Modernist Architecture is Inherently Totalitarian

by Theodore Dalrymple

Modernist architecture is inherently totalitarian: it brooks no other, and indeed delights to overwhelm and humiliate what went before it by size and prepotency, or by garishness and the preposterousness which it takes for originality, and which turns every townscape into the architectural equivalent of a Mickey Finn.  

In the Guardian newspaper last week, its architectural correspondent wrote an admiring article about Paulo Mendes da Rocha, whose work is so bad that he has been awarded the Royal Institute of British Architects gold medal. No greater insult could well be imagined for an architect than that; and a small photograph accompanied the article, of a raw concrete sports club blackening horribly with age, as it always does, demonstrates that he well merited it.

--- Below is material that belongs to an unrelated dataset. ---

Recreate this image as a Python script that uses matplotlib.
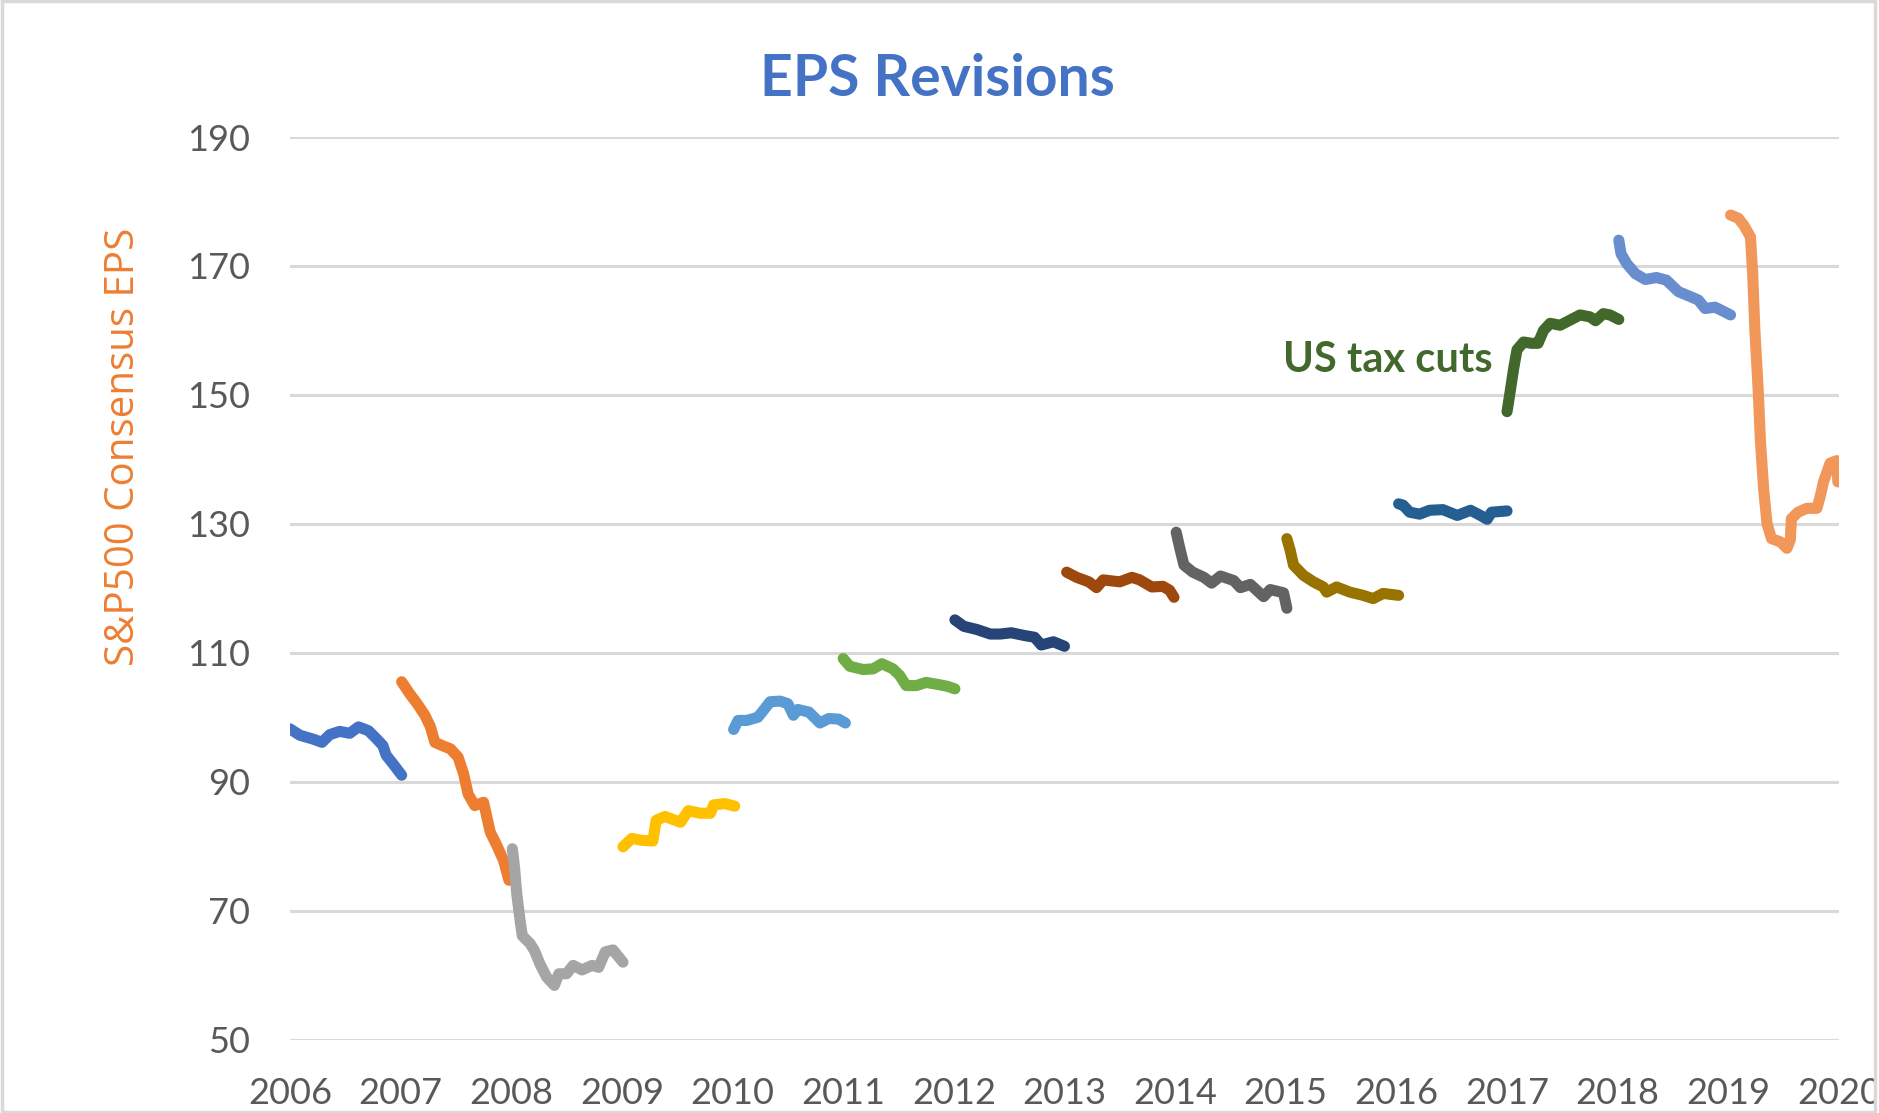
import matplotlib.pyplot as plt
from matplotlib.patches import Rectangle

# Консенсус-прогноз EPS по годам (дата в долях года, значение EPS)
x_2006 = [2006.00, 2006.09, 2006.21, 2006.29, 2006.36, 2006.45, 2006.54, 2006.62, 2006.71, 2006.78, 2006.84, 2006.87, 2006.93, 2007.01]
y_2006 = [98.2, 97.2, 96.6, 96.1, 97.3, 97.8, 97.5, 98.5, 97.9, 96.7, 95.6, 94.1, 92.8, 91.0]

x_2007 = [2007.01, 2007.08, 2007.15, 2007.22, 2007.27, 2007.31, 2007.39, 2007.45, 2007.52, 2007.57, 2007.61, 2007.67, 2007.75, 2007.78, 2007.81, 2007.87, 2007.93, 2007.98]
y_2007 = [105.5, 103.7, 102.1, 100.3, 98.5, 96.1, 95.5, 95.1, 93.8, 91.2, 88.1, 86.3, 86.8, 84.5, 82.2, 80.1, 77.8, 74.7]

x_2008 = [2008.01, 2008.03, 2008.05, 2008.08, 2008.10, 2008.17, 2008.21, 2008.26, 2008.32, 2008.39, 2008.43, 2008.50, 2008.56, 2008.64, 2008.73, 2008.79, 2008.85, 2008.92, 2009.01]
y_2008 = [79.6, 76.7, 72.6, 68.5, 66.1, 64.9, 63.8, 61.7, 59.7, 58.4, 60.2, 60.2, 61.5, 60.8, 61.5, 61.2, 63.6, 63.9, 62.0]

x_2009 = [2009.01, 2009.09, 2009.18, 2009.28, 2009.31, 2009.39, 2009.53, 2009.60, 2009.71, 2009.80, 2009.83, 2009.93, 2010.02]
y_2009 = [79.9, 81.2, 80.9, 80.8, 84.0, 84.6, 83.7, 85.5, 85.1, 85.1, 86.4, 86.6, 86.2]

x_2010 = [2010.01, 2010.05, 2010.13, 2010.23, 2010.29, 2010.34, 2010.43, 2010.50, 2010.55, 2010.59, 2010.69, 2010.79, 2010.87, 2010.96, 2011.02]
y_2010 = [98.1, 99.5, 99.5, 100.0, 101.3, 102.4, 102.5, 102.1, 100.3, 101.2, 100.8, 99.1, 99.8, 99.7, 99.1]

x_2011 = [2011.00, 2011.06, 2011.18, 2011.27, 2011.35, 2011.45, 2011.51, 2011.57, 2011.66, 2011.75, 2011.85, 2011.94, 2012.01]
y_2011 = [109.1, 107.9, 107.4, 107.5, 108.3, 107.5, 106.5, 104.9, 104.9, 105.4, 105.1, 104.8, 104.4]

x_2012 = [2012.01, 2012.09, 2012.21, 2012.33, 2012.42, 2012.52, 2012.63, 2012.73, 2012.79, 2012.90, 2013.00]
y_2012 = [115.1, 114.1, 113.6, 112.9, 112.9, 113.1, 112.7, 112.4, 111.2, 111.7, 111.0]

x_2013 = [2013.02, 2013.11, 2013.22, 2013.29, 2013.35, 2013.50, 2013.61, 2013.68, 2013.79, 2013.89, 2013.95, 2013.99]
y_2013 = [122.5, 121.7, 121.0, 120.1, 121.3, 121.0, 121.7, 121.3, 120.2, 120.3, 119.7, 118.6]

x_2014 = [2014.01, 2014.04, 2014.08, 2014.16, 2014.26, 2014.33, 2014.41, 2014.53, 2014.59, 2014.68, 2014.80, 2014.86, 2014.98, 2015.01]
y_2014 = [128.7, 126.4, 123.6, 122.5, 121.7, 120.8, 121.9, 121.2, 120.1, 120.6, 118.7, 119.8, 119.3, 116.9]

x_2015 = [2015.01, 2015.04, 2015.07, 2015.16, 2015.25, 2015.34, 2015.37, 2015.46, 2015.58, 2015.70, 2015.79, 2015.88, 2016.02]
y_2015 = [127.7, 125.9, 123.6, 122.0, 121.0, 120.2, 119.4, 120.2, 119.4, 118.9, 118.4, 119.2, 118.9]

x_2016 = [2016.02, 2016.06, 2016.12, 2016.21, 2016.30, 2016.42, 2016.55, 2016.67, 2016.76, 2016.82, 2016.86, 2017.00]
y_2016 = [133.1, 132.9, 131.8, 131.5, 132.1, 132.2, 131.3, 132.1, 131.3, 130.7, 131.8, 132.0]

x_2017 = [2017.00, 2017.03, 2017.06, 2017.09, 2017.15, 2017.22, 2017.28, 2017.33, 2017.39, 2017.48, 2017.57, 2017.66, 2017.75, 2017.80, 2017.87, 2017.93, 2018.01]
y_2017 = [147.4, 150.7, 154.1, 157.0, 158.2, 158.0, 158.0, 160.0, 161.1, 160.8, 161.6, 162.4, 162.1, 161.5, 162.6, 162.4, 161.7]

x_2018 = [2018.01, 2018.03, 2018.08, 2018.16, 2018.25, 2018.35, 2018.44, 2018.55, 2018.65, 2018.73, 2018.79, 2018.88, 2018.94, 2019.02]
y_2018 = [174.0, 171.9, 170.4, 168.8, 167.9, 168.2, 167.8, 166.0, 165.3, 164.7, 163.4, 163.6, 163.1, 162.4]

x_2019 = [2019.02, 2019.09, 2019.14, 2019.20, 2019.22, 2019.24, 2019.27, 2019.29, 2019.32, 2019.35, 2019.39, 2019.47, 2019.53, 2019.56, 2019.57, 2019.63, 2019.71, 2019.80, 2019.83, 2019.86, 2019.92, 2019.98, 2019.99]
y_2019 = [177.9, 177.4, 176.3, 174.5, 168.8, 160.0, 150.7, 142.9, 135.2, 130.0, 127.7, 127.2, 126.2, 127.5, 130.8, 131.8, 132.4, 132.4, 134.2, 136.5, 139.4, 139.8, 136.5]

series_x = [x_2006, x_2007, x_2008, x_2009, x_2010, x_2011, x_2012,
            x_2013, x_2014, x_2015, x_2016, x_2017, x_2018, x_2019]
series_y = [y_2006, y_2007, y_2008, y_2009, y_2010, y_2011, y_2012,
            y_2013, y_2014, y_2015, y_2016, y_2017, y_2018, y_2019]

# Палитра Excel по умолчанию
colors = ['#4472C4', '#ED7D31', '#A5A5A5', '#FFC000', '#5B9BD5', '#70AD47', '#264478',
          '#9E480E', '#636363', '#997300', '#255E91', '#43682B', '#698ED0', '#F1975A']

year_ticks = list(range(2006, 2021))
eps_ticks = list(range(50, 191, 20))

plt.rcParams['font.family'] = ['Lato', 'DejaVu Sans']

fig = plt.figure(figsize=(18.79, 11.13), dpi=100)
ax = fig.add_axes([0.1543, 0.066, 0.8244, 0.8109])

for xs, ys, c in zip(series_x, series_y, colors):
    ax.plot(xs, ys, color=c, linewidth=8, solid_capstyle='round', solid_joinstyle='round')

ax.set_xlim(2006, 2020)
ax.set_ylim(50, 190)
ax.set_xticks(year_ticks)
ax.set_yticks(eps_ticks)
ax.tick_params(axis='both', length=0, labelsize=26, labelcolor='#595959')
ax.tick_params(axis='x', pad=27)
ax.tick_params(axis='y', pad=29)

ax.grid(axis='y', color='#D9D9D9', linewidth=2.2)
ax.set_axisbelow(True)
for s in ax.spines.values():
    s.set_visible(False)

ax.set_ylabel('S&P500 Consensus EPS', fontsize=29, color='#ED7D31',
              family='Open Sans', labelpad=0)
ax.yaxis.set_label_coords(-0.094, 0.6565)

ax.text(2015.92, 153.6, 'US tax cuts', fontsize=30, fontweight='bold',
        color='#43682B', ha='center', va='baseline')

fig.text(0.499, 0.9134, 'EPS Revisions', fontsize=41, fontweight='bold',
         color='#4472C4', ha='center', va='baseline')

# Рамка вокруг диаграммы (обрезает подпись 2020)
fig.patches.append(Rectangle((0.9985, 0), 0.0015, 1, transform=fig.transFigure,
                             facecolor='white', edgecolor='none', zorder=10))
fig.patches.append(Rectangle((0.0008, 0.0013), 0.9970, 0.9974, transform=fig.transFigure,
                             facecolor='none', edgecolor='#D9D9D9', linewidth=2.5, zorder=11))

fig.savefig('out.png', dpi=100)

The article begins by quoting the 88 year-old Brazilian: ‘All space is public. The only private space that you can imagine is in the human mind.’

The architectural correspondent, Oliver Wainwright seems to accept this dreadful dictum without comment or criticism, indeed appears to find it inspiring, though it is difficult to follow his thought processes:

  It is an optimistic statement, given that he is a resident of São Paulo, a city where the triumph of the private realm over the public could not be more stark.

Why is the inherent, apparently ontological, impossibility of privacy something to be welcomed? Does Mr Wainwright defaecate and make love in public, and if not, does he want to? Besides, da Rocha didn’t way that all space ought to be public, he said it is public, it can be no other.

This kind of balderdash, of no possible denotation but with plenty of nasty connotation, is typical of writing about architecture, at least by apologists for modernism. It comes as no surprise to learn that da Rocha is a Marxist, though he could just as well be a fascist, as was his architectural ancestor, Le Corbusier.

Nowhere in the article is there an aesthetic judgment of the work of a man who ‘has spent his 60-year career lifting his massive concrete buildings up,’ which, by description, sound equally horrible and inhuman. This is a world in which the word brutalist can be used as a term of approbation. The nearest the writer comes to criticism is when he say that the architect’s unbelievably hideous building for the National Coach Museum in Lisbon near to ‘the gothic confection of the Jéronimos Monastery’ (note the disparagement) is that ‘it feels a little out of place – a great white aircraft hangar jacked up on fat concrete columns.’ He adds, ‘Still it might soften with time and use.’ It seems to have escaped this critic’s notice that concrete does not improve with time, and he does not explain how use can soften fat concrete columns.